さて四月といえばマスターズで、この記事が出る頃には結果も分っているだろう。 またもや距離が伸び7400ヤードを超えたが、七十年前のオリジナルは6700ヤードだから、年間10ヤード程度の割合で距離が伸びている計算だ。 この傾向は近年特に顕著で、早急に飛距離を20ヤード程度落とす必要があるだろう。
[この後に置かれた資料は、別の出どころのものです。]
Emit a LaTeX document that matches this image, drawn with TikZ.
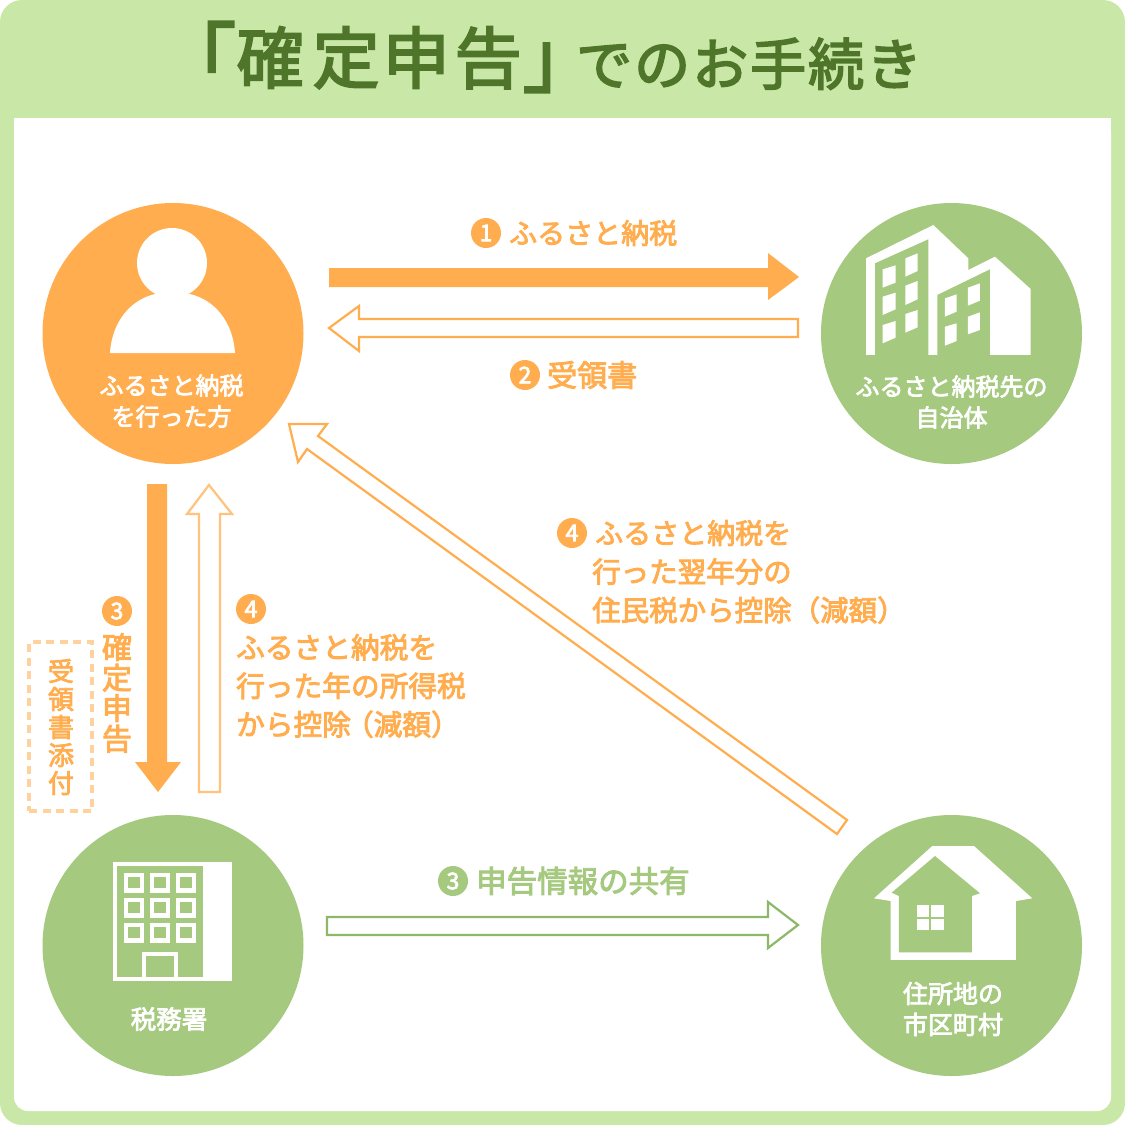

コース内の色に話を戻すと、この時期に合わせて咲く花を取り揃え、バンカーの白い砂も印象的だが、池の水を着色している事もご存知の通り。 マスターズウイーク以外の時期にオーガスタナショナルを訪れた読者は多くないと思うが、池の色は自然な茶緑で花も咲いていないから、巨大過ぎるバンカーばかりが目立ってバランスが悪いのだ。 マスターズはコースにとってカーニバルのような特別な期間であり、持てる全ての力をここに凝縮する。ということは、それ以外の長い期間はプレーヤーに犠牲を強いることになる訳で、メンバーシップの在り方自体が問題だろう。 競技会を予定しているコースや倶楽部は、是非とも慎重な気論を重ねてもらいたい。

さて、現代の自然科学を応用すれば、池の着色は人工的な添加物に頼らなくても可能で、特に火山活動の影響の大きな日本では実現性が高い。 例えば裏磐梯の五色沼のように、アロフェンや水草の特性を利用した、恒常的でオーガニックな方法もあるだろう。

最後に、カップ側壁の処理について疑問を持ったので話題にしよう。 私の知る限り、グリーンに穿ったホールの内側が白く着色されたのはマスターズトーナメントが最初だった。 これは白色のペンキで塗られており、アンジュレーション豊かなグリーンでもカップの所在が明らかで前衛的な手法だと感心する一方、グリーンキーパーの苦労を考えて、ため息が出たものだ。 テレビの影響は絶大で、近年日本のトーナメントでも同様の手法を見かけるのだが、此方はつめ入り学生服のカラーのように、プラスチックの薄板を丸めた物に見える。 旗竿を保持する器具は、グリーン面から少なくとも1インチ以上埋め込まれている事が望ましいから、基本理念から言えばホール側面は芝土が露出しているべきだろうが、この部分は乾いて風化しやすいし、全てのプレーヤーが同じ条件だから、日本文化独特の『改善』だとおもう。

只、固定資産税の調査で税務署員と話した事のある読者はご存知だと思うが、ペンキを塗った壁と壁紙を貼ったものでは査定額が違うのだ。